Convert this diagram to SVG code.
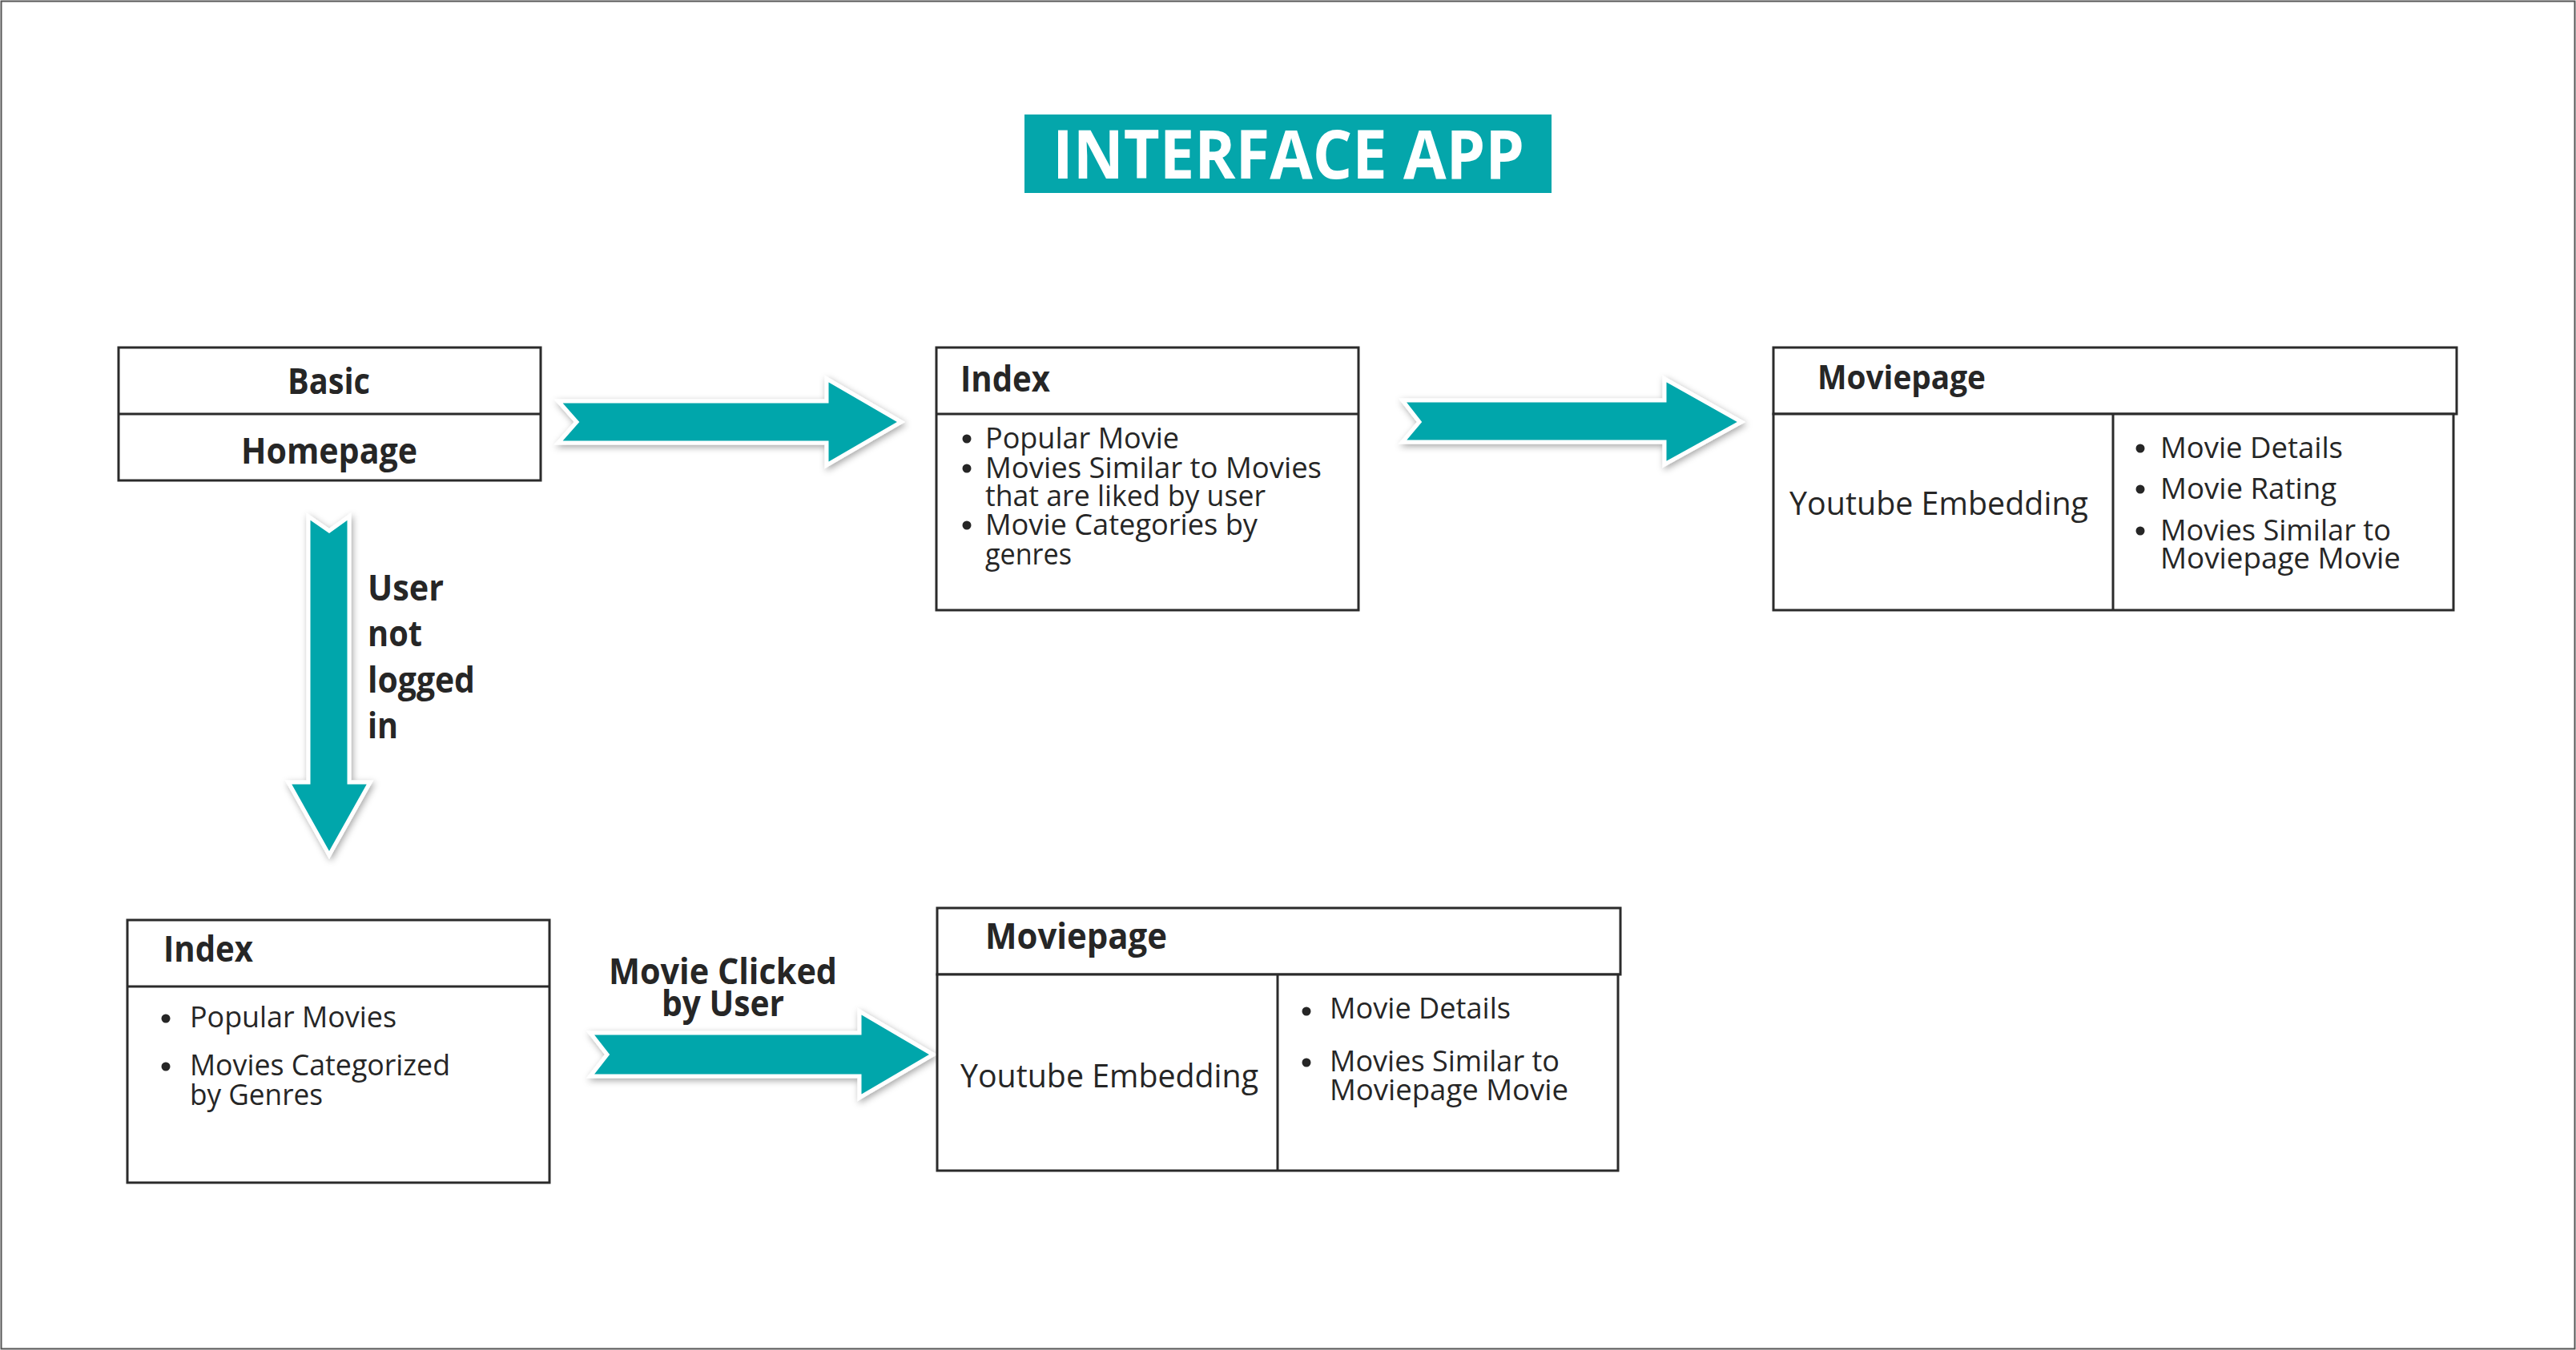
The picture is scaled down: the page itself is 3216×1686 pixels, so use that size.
<svg xmlns="http://www.w3.org/2000/svg" width="3216" height="1686" viewBox="0 0 3216 1686">
<defs>
<style>
.box{fill:#fff;stroke:#2b2b2b;stroke-width:3}
.ln{stroke:#2b2b2b;stroke-width:3;fill:none}
.b{font-family:"Open Sans","Noto Sans",sans-serif;font-weight:700;fill:#262626}
.r{font-family:"Open Sans","Noto Sans",sans-serif;font-weight:400;fill:#262626}
.arrow{fill:#04A6AB;stroke:#fff;stroke-width:5;stroke-linejoin:miter;filter:url(#sh)}
.dot{fill:#262626}
</style>
<filter id="sh" x="-20%" y="-40%" width="140%" height="180%">
<feDropShadow dx="2" dy="3" stdDeviation="4" flood-color="#000" flood-opacity="0.35"/>
</filter>
</defs>
<rect x="0" y="0" width="3216" height="1686" fill="#fff"/>
<rect x="1.5" y="1.5" width="3213" height="1683" fill="none" stroke="#555" stroke-width="2"/>

<g id="title">
<rect x="1279" y="143" width="658" height="98" fill="#04A6AB"/>
<text x="1314" y="223" font-family="Open Sans, sans-serif" font-weight="700" font-size="84" fill="#fff" textLength="589" lengthAdjust="spacingAndGlyphs">INTERFACE APP</text>
</g>

<g id="connectors">
<polygon class="arrow" points="697,501 1032,501 1032,473 1125,527 1032,581 1032,553 697,553 720,527"/>
<polygon class="arrow" points="1751,500 2078,500 2078,473 2174,527 2078,580 2078,552 1751,552 1772,527"/>
<polygon class="arrow" points="385,645 411,663 436,645 436,977 462,977 411,1068 360,977 385,977"/>
<polygon class="arrow" points="737,1290 1073,1290 1073,1263 1165,1317 1073,1371 1073,1344 737,1344 758,1317"/>
<text class="b" font-size="44" x="459" y="750" textLength="95" lengthAdjust="spacingAndGlyphs">User</text>
<text class="b" font-size="44" x="459" y="807" textLength="68" lengthAdjust="spacingAndGlyphs">not</text>
<text class="b" font-size="44" x="459" y="865" textLength="134" lengthAdjust="spacingAndGlyphs">logged</text>
<text class="b" font-size="44" x="459" y="922" textLength="38" lengthAdjust="spacingAndGlyphs">in</text>
<text class="b" font-size="44" x="760" y="1229" textLength="285" lengthAdjust="spacingAndGlyphs">Movie Clicked</text>
<text class="b" font-size="44" x="826" y="1269" textLength="153" lengthAdjust="spacingAndGlyphs">by User</text>
</g>

<g id="basic-homepage">
<rect class="box" x="148" y="434" width="527" height="166"/>
<line class="ln" x1="148" y1="517" x2="675" y2="517"/>
<text class="b" font-size="44" x="359" y="492" textLength="103" lengthAdjust="spacingAndGlyphs">Basic</text>
<text class="b" font-size="44" x="301" y="579" textLength="220" lengthAdjust="spacingAndGlyphs">Homepage</text>
</g>

<g id="index-top">
<rect class="box" x="1169" y="434" width="527" height="328"/>
<line class="ln" x1="1169" y1="517" x2="1696" y2="517"/>
<text class="b" font-size="44" x="1199" y="489" textLength="112" lengthAdjust="spacingAndGlyphs">Index</text>
<circle class="dot" cx="1207" cy="548" r="5.5"/>
<circle class="dot" cx="1207" cy="585" r="5.5"/>
<circle class="dot" cx="1207" cy="656" r="5.5"/>
<text class="r" font-size="37" x="1230" y="560" textLength="242" lengthAdjust="spacingAndGlyphs">Popular Movie</text>
<text class="r" font-size="37" x="1230" y="597" textLength="420" lengthAdjust="spacingAndGlyphs">Movies Similar to Movies</text>
<text class="r" font-size="37" x="1230" y="632" textLength="350" lengthAdjust="spacingAndGlyphs">that are liked by user</text>
<text class="r" font-size="37" x="1230" y="668" textLength="340" lengthAdjust="spacingAndGlyphs">Movie Categories by</text>
<text class="r" font-size="37" x="1230" y="705" textLength="108" lengthAdjust="spacingAndGlyphs">genres</text>
</g>

<g id="moviepage-top">
<rect class="box" x="2214" y="434" width="853" height="83"/>
<rect class="box" x="2214" y="517" width="849" height="245"/>
<line class="ln" x1="2638" y1="517" x2="2638" y2="762"/>
<text class="b" font-size="41" x="2269" y="486" textLength="210" lengthAdjust="spacingAndGlyphs">Moviepage</text>
<text class="r" font-size="41" x="2234" y="643" textLength="373" lengthAdjust="spacingAndGlyphs">Youtube Embedding</text>
<circle class="dot" cx="2672" cy="560" r="5.5"/>
<circle class="dot" cx="2672" cy="611" r="5.5"/>
<circle class="dot" cx="2672" cy="663" r="5.5"/>
<text class="r" font-size="37" x="2697" y="572" textLength="228" lengthAdjust="spacingAndGlyphs">Movie Details</text>
<text class="r" font-size="37" x="2697" y="623" textLength="220" lengthAdjust="spacingAndGlyphs">Movie Rating</text>
<text class="r" font-size="37" x="2697" y="675" textLength="288" lengthAdjust="spacingAndGlyphs">Movies Similar to</text>
<text class="r" font-size="37" x="2697" y="710" textLength="300" lengthAdjust="spacingAndGlyphs">Moviepage Movie</text>
</g>

<g id="index-bottom">
<rect class="box" x="159" y="1149" width="527" height="328"/>
<line class="ln" x1="159" y1="1232" x2="686" y2="1232"/>
<text class="b" font-size="44" x="204" y="1201" textLength="112" lengthAdjust="spacingAndGlyphs">Index</text>
<circle class="dot" cx="207" cy="1272" r="5.5"/>
<circle class="dot" cx="207" cy="1332" r="5.5"/>
<text class="r" font-size="37" x="237" y="1283" textLength="258" lengthAdjust="spacingAndGlyphs">Popular Movies</text>
<text class="r" font-size="37" x="237" y="1343" textLength="325" lengthAdjust="spacingAndGlyphs">Movies Categorized</text>
<text class="r" font-size="37" x="237" y="1380" textLength="166" lengthAdjust="spacingAndGlyphs">by Genres</text>
</g>

<g id="moviepage-bottom">
<rect class="box" x="1170" y="1134" width="853" height="83"/>
<rect class="box" x="1170" y="1217" width="850" height="245"/>
<line class="ln" x1="1595" y1="1217" x2="1595" y2="1462"/>
<text class="b" font-size="44" x="1230" y="1185" textLength="227" lengthAdjust="spacingAndGlyphs">Moviepage</text>
<text class="r" font-size="41" x="1199" y="1358" textLength="372" lengthAdjust="spacingAndGlyphs">Youtube Embedding</text>
<circle class="dot" cx="1631" cy="1263" r="5.5"/>
<circle class="dot" cx="1631" cy="1327" r="5.5"/>
<text class="r" font-size="37" x="1660" y="1272" textLength="226" lengthAdjust="spacingAndGlyphs">Movie Details</text>
<text class="r" font-size="37" x="1660" y="1338" textLength="287" lengthAdjust="spacingAndGlyphs">Movies Similar to</text>
<text class="r" font-size="37" x="1660" y="1374" textLength="298" lengthAdjust="spacingAndGlyphs">Moviepage Movie</text>
</g>
</svg>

| Problem |
Please transcribe the material above exactly as written. Leave the pictures out.

| Solution to the problem |
Convert this diagram to SVG code.
The picture is scaled down: the page itself is 3216×1686 pixels, so use that size.
<svg xmlns="http://www.w3.org/2000/svg" width="3216" height="1686" viewBox="0 0 3216 1686">
<defs>
<style>
.box{fill:#fff;stroke:#2b2b2b;stroke-width:3}
.ln{stroke:#2b2b2b;stroke-width:3;fill:none}
.b{font-family:"Open Sans","Noto Sans",sans-serif;font-weight:700;fill:#262626}
.r{font-family:"Open Sans","Noto Sans",sans-serif;font-weight:400;fill:#262626}
.arrow{fill:#04A6AB;stroke:#fff;stroke-width:5;stroke-linejoin:miter;filter:url(#sh)}
.dot{fill:#262626}
</style>
<filter id="sh" x="-20%" y="-40%" width="140%" height="180%">
<feDropShadow dx="2" dy="3" stdDeviation="4" flood-color="#000" flood-opacity="0.35"/>
</filter>
</defs>
<rect x="0" y="0" width="3216" height="1686" fill="#fff"/>
<rect x="1.5" y="1.5" width="3213" height="1683" fill="none" stroke="#555" stroke-width="2"/>

<g id="title">
<rect x="1279" y="143" width="658" height="98" fill="#04A6AB"/>
<text x="1314" y="223" font-family="Open Sans, sans-serif" font-weight="700" font-size="84" fill="#fff" textLength="589" lengthAdjust="spacingAndGlyphs">INTERFACE APP</text>
</g>

<g id="connectors">
<polygon class="arrow" points="697,501 1032,501 1032,473 1125,527 1032,581 1032,553 697,553 720,527"/>
<polygon class="arrow" points="1751,500 2078,500 2078,473 2174,527 2078,580 2078,552 1751,552 1772,527"/>
<polygon class="arrow" points="385,645 411,663 436,645 436,977 462,977 411,1068 360,977 385,977"/>
<polygon class="arrow" points="737,1290 1073,1290 1073,1263 1165,1317 1073,1371 1073,1344 737,1344 758,1317"/>
<text class="b" font-size="44" x="459" y="750" textLength="95" lengthAdjust="spacingAndGlyphs">User</text>
<text class="b" font-size="44" x="459" y="807" textLength="68" lengthAdjust="spacingAndGlyphs">not</text>
<text class="b" font-size="44" x="459" y="865" textLength="134" lengthAdjust="spacingAndGlyphs">logged</text>
<text class="b" font-size="44" x="459" y="922" textLength="38" lengthAdjust="spacingAndGlyphs">in</text>
<text class="b" font-size="44" x="760" y="1229" textLength="285" lengthAdjust="spacingAndGlyphs">Movie Clicked</text>
<text class="b" font-size="44" x="826" y="1269" textLength="153" lengthAdjust="spacingAndGlyphs">by User</text>
</g>

<g id="basic-homepage">
<rect class="box" x="148" y="434" width="527" height="166"/>
<line class="ln" x1="148" y1="517" x2="675" y2="517"/>
<text class="b" font-size="44" x="359" y="492" textLength="103" lengthAdjust="spacingAndGlyphs">Basic</text>
<text class="b" font-size="44" x="301" y="579" textLength="220" lengthAdjust="spacingAndGlyphs">Homepage</text>
</g>

<g id="index-top">
<rect class="box" x="1169" y="434" width="527" height="328"/>
<line class="ln" x1="1169" y1="517" x2="1696" y2="517"/>
<text class="b" font-size="44" x="1199" y="489" textLength="112" lengthAdjust="spacingAndGlyphs">Index</text>
<circle class="dot" cx="1207" cy="548" r="5.5"/>
<circle class="dot" cx="1207" cy="585" r="5.5"/>
<circle class="dot" cx="1207" cy="656" r="5.5"/>
<text class="r" font-size="37" x="1230" y="560" textLength="242" lengthAdjust="spacingAndGlyphs">Popular Movie</text>
<text class="r" font-size="37" x="1230" y="597" textLength="420" lengthAdjust="spacingAndGlyphs">Movies Similar to Movies</text>
<text class="r" font-size="37" x="1230" y="632" textLength="350" lengthAdjust="spacingAndGlyphs">that are liked by user</text>
<text class="r" font-size="37" x="1230" y="668" textLength="340" lengthAdjust="spacingAndGlyphs">Movie Categories by</text>
<text class="r" font-size="37" x="1230" y="705" textLength="108" lengthAdjust="spacingAndGlyphs">genres</text>
</g>

<g id="moviepage-top">
<rect class="box" x="2214" y="434" width="853" height="83"/>
<rect class="box" x="2214" y="517" width="849" height="245"/>
<line class="ln" x1="2638" y1="517" x2="2638" y2="762"/>
<text class="b" font-size="41" x="2269" y="486" textLength="210" lengthAdjust="spacingAndGlyphs">Moviepage</text>
<text class="r" font-size="41" x="2234" y="643" textLength="373" lengthAdjust="spacingAndGlyphs">Youtube Embedding</text>
<circle class="dot" cx="2672" cy="560" r="5.5"/>
<circle class="dot" cx="2672" cy="611" r="5.5"/>
<circle class="dot" cx="2672" cy="663" r="5.5"/>
<text class="r" font-size="37" x="2697" y="572" textLength="228" lengthAdjust="spacingAndGlyphs">Movie Details</text>
<text class="r" font-size="37" x="2697" y="623" textLength="220" lengthAdjust="spacingAndGlyphs">Movie Rating</text>
<text class="r" font-size="37" x="2697" y="675" textLength="288" lengthAdjust="spacingAndGlyphs">Movies Similar to</text>
<text class="r" font-size="37" x="2697" y="710" textLength="300" lengthAdjust="spacingAndGlyphs">Moviepage Movie</text>
</g>

<g id="index-bottom">
<rect class="box" x="159" y="1149" width="527" height="328"/>
<line class="ln" x1="159" y1="1232" x2="686" y2="1232"/>
<text class="b" font-size="44" x="204" y="1201" textLength="112" lengthAdjust="spacingAndGlyphs">Index</text>
<circle class="dot" cx="207" cy="1272" r="5.5"/>
<circle class="dot" cx="207" cy="1332" r="5.5"/>
<text class="r" font-size="37" x="237" y="1283" textLength="258" lengthAdjust="spacingAndGlyphs">Popular Movies</text>
<text class="r" font-size="37" x="237" y="1343" textLength="325" lengthAdjust="spacingAndGlyphs">Movies Categorized</text>
<text class="r" font-size="37" x="237" y="1380" textLength="166" lengthAdjust="spacingAndGlyphs">by Genres</text>
</g>

<g id="moviepage-bottom">
<rect class="box" x="1170" y="1134" width="853" height="83"/>
<rect class="box" x="1170" y="1217" width="850" height="245"/>
<line class="ln" x1="1595" y1="1217" x2="1595" y2="1462"/>
<text class="b" font-size="44" x="1230" y="1185" textLength="227" lengthAdjust="spacingAndGlyphs">Moviepage</text>
<text class="r" font-size="41" x="1199" y="1358" textLength="372" lengthAdjust="spacingAndGlyphs">Youtube Embedding</text>
<circle class="dot" cx="1631" cy="1263" r="5.5"/>
<circle class="dot" cx="1631" cy="1327" r="5.5"/>
<text class="r" font-size="37" x="1660" y="1272" textLength="226" lengthAdjust="spacingAndGlyphs">Movie Details</text>
<text class="r" font-size="37" x="1660" y="1338" textLength="287" lengthAdjust="spacingAndGlyphs">Movies Similar to</text>
<text class="r" font-size="37" x="1660" y="1374" textLength="298" lengthAdjust="spacingAndGlyphs">Moviepage Movie</text>
</g>
</svg>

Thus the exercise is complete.